▶ What is required
Find each line with the string "standalone" and report it.

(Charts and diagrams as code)
○ ○ ○ ○ ○ ○ ○
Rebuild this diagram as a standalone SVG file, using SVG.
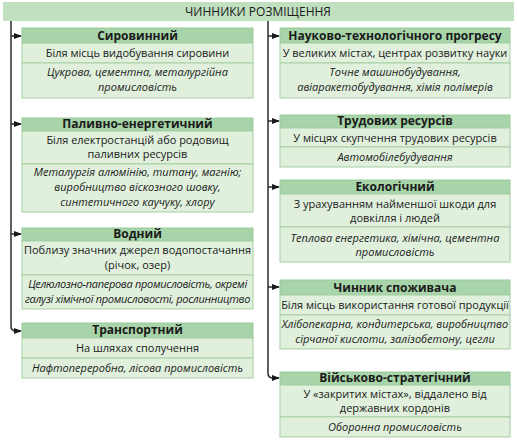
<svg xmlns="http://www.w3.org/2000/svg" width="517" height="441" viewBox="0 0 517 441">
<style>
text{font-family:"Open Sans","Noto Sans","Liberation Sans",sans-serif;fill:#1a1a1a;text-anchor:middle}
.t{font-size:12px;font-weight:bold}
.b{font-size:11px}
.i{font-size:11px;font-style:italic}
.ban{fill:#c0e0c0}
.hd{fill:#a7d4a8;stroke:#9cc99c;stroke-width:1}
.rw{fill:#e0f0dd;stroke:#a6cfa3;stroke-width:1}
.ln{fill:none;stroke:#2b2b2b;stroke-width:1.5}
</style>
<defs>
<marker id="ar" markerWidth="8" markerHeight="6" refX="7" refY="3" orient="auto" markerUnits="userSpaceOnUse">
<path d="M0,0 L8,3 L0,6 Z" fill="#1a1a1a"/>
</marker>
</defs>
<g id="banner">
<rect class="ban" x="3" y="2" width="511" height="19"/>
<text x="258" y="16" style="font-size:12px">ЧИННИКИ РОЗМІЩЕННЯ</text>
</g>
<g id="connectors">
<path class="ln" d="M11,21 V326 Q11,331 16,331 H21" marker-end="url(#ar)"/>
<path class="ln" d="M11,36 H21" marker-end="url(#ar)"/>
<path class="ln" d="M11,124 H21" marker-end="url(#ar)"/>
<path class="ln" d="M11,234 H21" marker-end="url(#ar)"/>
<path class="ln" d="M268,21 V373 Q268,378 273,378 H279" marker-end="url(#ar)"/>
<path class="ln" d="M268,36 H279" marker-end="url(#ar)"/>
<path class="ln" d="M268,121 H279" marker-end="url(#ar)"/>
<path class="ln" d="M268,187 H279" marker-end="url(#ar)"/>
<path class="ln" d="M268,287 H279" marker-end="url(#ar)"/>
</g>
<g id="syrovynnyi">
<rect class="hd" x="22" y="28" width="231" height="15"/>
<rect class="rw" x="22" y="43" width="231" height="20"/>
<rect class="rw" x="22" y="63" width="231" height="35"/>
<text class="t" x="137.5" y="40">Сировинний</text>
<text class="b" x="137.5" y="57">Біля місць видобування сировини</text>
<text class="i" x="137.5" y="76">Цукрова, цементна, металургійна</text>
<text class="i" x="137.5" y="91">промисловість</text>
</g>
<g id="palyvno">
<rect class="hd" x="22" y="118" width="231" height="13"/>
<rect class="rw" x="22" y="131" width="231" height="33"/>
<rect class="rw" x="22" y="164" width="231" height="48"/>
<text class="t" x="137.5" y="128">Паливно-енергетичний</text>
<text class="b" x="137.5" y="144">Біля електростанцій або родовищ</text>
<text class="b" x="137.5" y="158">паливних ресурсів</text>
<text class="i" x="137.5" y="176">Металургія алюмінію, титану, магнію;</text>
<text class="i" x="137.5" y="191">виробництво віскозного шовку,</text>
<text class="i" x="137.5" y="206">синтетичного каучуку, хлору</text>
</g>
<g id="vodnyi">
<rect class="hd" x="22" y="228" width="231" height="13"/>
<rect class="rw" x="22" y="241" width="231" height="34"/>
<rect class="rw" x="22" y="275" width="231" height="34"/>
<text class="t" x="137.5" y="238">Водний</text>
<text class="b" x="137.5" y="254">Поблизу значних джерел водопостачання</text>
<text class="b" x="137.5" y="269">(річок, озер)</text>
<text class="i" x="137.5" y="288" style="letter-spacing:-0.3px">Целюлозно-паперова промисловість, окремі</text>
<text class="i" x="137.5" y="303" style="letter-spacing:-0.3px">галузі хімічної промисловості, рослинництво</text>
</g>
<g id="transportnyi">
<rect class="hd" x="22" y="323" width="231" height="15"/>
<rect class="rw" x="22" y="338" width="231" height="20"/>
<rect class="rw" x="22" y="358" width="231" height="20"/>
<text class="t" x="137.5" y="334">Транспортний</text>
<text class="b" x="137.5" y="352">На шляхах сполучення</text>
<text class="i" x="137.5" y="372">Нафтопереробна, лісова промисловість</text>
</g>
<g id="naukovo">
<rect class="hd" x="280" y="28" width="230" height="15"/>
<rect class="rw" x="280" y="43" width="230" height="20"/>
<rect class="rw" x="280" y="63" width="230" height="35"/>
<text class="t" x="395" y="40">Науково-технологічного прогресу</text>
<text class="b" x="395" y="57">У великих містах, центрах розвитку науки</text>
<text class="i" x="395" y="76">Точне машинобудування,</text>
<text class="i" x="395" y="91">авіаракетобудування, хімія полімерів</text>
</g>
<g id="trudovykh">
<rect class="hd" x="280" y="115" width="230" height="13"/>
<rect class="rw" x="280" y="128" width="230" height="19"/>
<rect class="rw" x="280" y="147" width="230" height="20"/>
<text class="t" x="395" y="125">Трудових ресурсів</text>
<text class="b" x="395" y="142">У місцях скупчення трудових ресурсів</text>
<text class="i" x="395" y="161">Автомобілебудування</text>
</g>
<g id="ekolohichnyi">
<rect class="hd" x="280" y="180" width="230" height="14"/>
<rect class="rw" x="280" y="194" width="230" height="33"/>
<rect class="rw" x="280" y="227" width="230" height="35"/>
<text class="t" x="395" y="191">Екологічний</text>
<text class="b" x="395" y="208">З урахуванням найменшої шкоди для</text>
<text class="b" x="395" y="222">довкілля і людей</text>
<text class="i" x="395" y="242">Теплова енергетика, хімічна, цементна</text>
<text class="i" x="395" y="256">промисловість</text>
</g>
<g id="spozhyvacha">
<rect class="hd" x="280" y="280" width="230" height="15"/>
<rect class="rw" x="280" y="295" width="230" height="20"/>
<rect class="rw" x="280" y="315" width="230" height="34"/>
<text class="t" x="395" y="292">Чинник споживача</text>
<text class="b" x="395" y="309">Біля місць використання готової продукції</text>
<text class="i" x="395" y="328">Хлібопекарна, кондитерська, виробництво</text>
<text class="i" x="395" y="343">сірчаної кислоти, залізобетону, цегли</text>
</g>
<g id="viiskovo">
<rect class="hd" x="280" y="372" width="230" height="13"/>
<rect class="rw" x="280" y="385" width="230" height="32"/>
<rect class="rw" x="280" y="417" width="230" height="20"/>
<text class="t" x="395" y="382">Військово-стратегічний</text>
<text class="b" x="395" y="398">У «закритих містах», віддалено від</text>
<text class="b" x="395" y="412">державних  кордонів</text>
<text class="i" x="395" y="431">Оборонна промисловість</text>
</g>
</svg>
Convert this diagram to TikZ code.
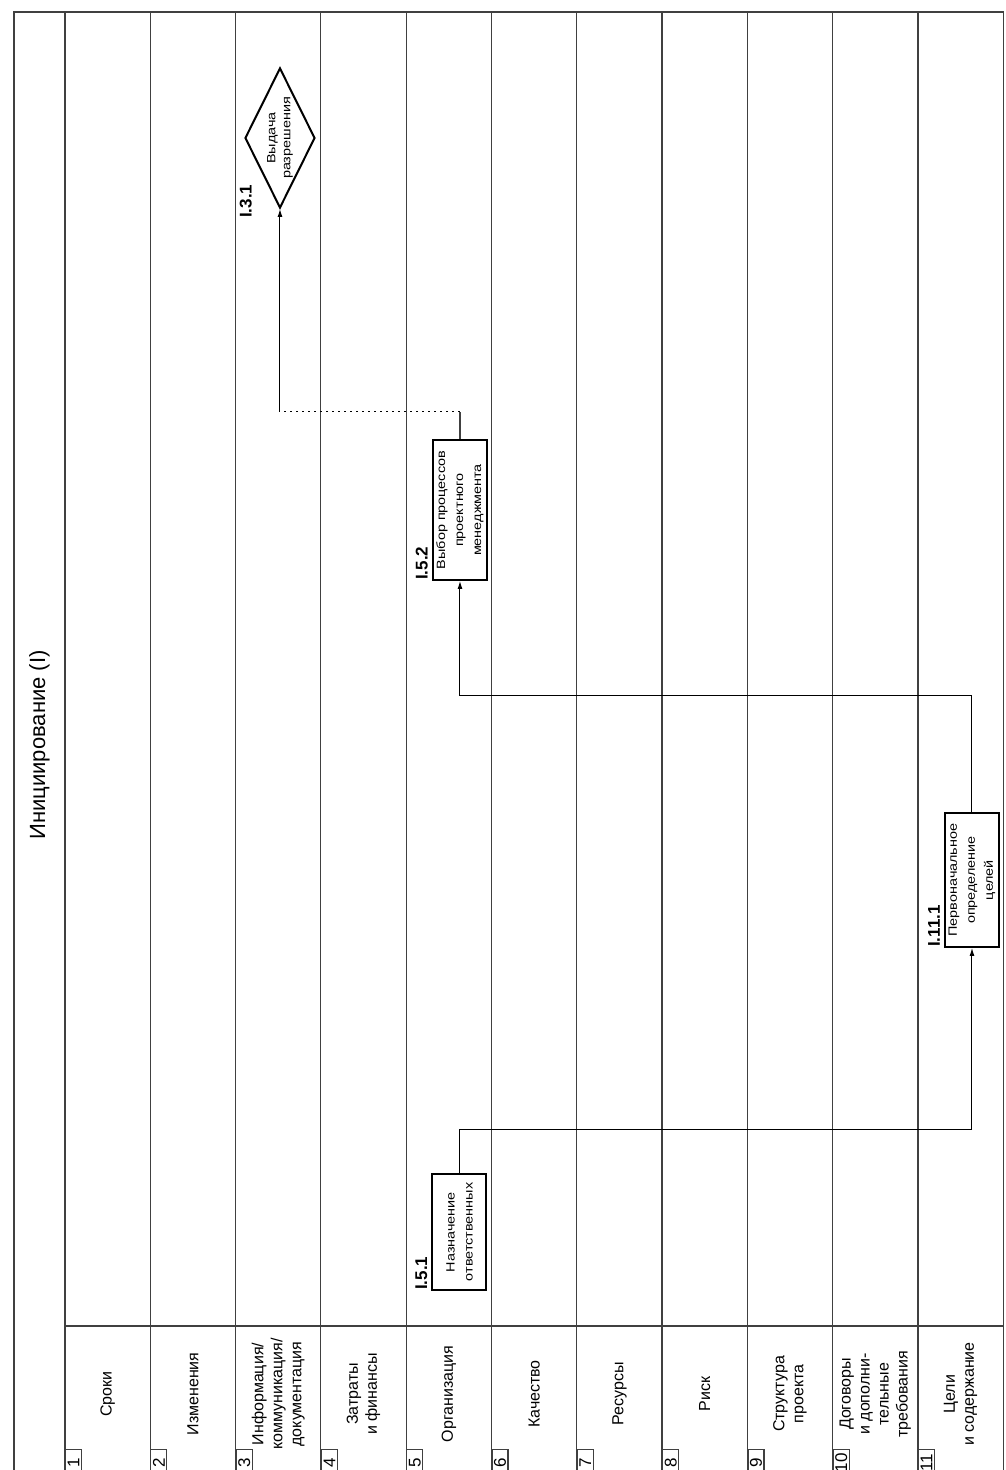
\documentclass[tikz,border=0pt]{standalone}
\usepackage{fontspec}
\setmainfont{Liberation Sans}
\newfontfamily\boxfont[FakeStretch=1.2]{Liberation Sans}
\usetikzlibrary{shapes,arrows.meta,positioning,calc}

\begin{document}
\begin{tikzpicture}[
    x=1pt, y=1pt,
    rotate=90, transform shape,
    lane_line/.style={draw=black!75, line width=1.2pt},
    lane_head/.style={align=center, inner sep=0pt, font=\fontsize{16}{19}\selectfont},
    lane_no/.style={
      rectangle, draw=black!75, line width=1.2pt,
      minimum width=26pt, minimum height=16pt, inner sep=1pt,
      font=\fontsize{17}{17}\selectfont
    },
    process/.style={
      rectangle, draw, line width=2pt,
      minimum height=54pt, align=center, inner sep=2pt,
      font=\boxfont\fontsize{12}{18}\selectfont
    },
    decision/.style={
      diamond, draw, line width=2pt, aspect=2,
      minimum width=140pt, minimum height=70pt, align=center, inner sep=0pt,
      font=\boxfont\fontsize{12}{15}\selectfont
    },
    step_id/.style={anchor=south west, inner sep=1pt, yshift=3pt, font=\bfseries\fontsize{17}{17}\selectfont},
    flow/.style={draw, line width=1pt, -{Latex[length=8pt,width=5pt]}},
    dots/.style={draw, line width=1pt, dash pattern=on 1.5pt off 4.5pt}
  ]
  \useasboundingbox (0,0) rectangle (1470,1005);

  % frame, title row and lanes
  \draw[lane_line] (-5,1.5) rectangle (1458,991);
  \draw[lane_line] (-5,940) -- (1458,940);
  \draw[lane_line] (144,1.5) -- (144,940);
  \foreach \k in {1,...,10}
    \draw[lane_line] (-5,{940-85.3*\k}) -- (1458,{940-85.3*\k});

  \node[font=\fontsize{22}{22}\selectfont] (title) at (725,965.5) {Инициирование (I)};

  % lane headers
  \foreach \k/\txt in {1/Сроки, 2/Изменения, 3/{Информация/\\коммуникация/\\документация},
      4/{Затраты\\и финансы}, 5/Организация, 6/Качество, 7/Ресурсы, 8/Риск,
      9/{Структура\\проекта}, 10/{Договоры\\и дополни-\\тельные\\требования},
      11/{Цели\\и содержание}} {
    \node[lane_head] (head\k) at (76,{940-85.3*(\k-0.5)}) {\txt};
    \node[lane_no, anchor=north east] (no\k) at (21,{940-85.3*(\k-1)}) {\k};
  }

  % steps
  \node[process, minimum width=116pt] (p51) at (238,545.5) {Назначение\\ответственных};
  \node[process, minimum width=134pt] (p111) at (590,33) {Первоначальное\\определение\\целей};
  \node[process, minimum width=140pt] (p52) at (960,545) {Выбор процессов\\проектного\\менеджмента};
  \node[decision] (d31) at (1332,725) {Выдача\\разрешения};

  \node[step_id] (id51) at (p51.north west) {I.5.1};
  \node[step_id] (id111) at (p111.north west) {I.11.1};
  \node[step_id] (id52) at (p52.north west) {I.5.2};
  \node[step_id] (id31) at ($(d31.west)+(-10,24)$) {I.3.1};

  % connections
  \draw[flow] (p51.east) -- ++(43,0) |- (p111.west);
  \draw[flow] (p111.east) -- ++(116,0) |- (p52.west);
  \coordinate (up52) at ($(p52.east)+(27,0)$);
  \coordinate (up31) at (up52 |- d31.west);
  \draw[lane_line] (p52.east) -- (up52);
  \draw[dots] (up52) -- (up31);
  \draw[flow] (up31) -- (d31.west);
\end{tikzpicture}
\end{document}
○ ○ ○ ○ ○ ○ ○
▶ Task output
Rebuild this diagram as a standalone SVG file, using SVG.
\documentclass[tikz,border=0pt]{standalone}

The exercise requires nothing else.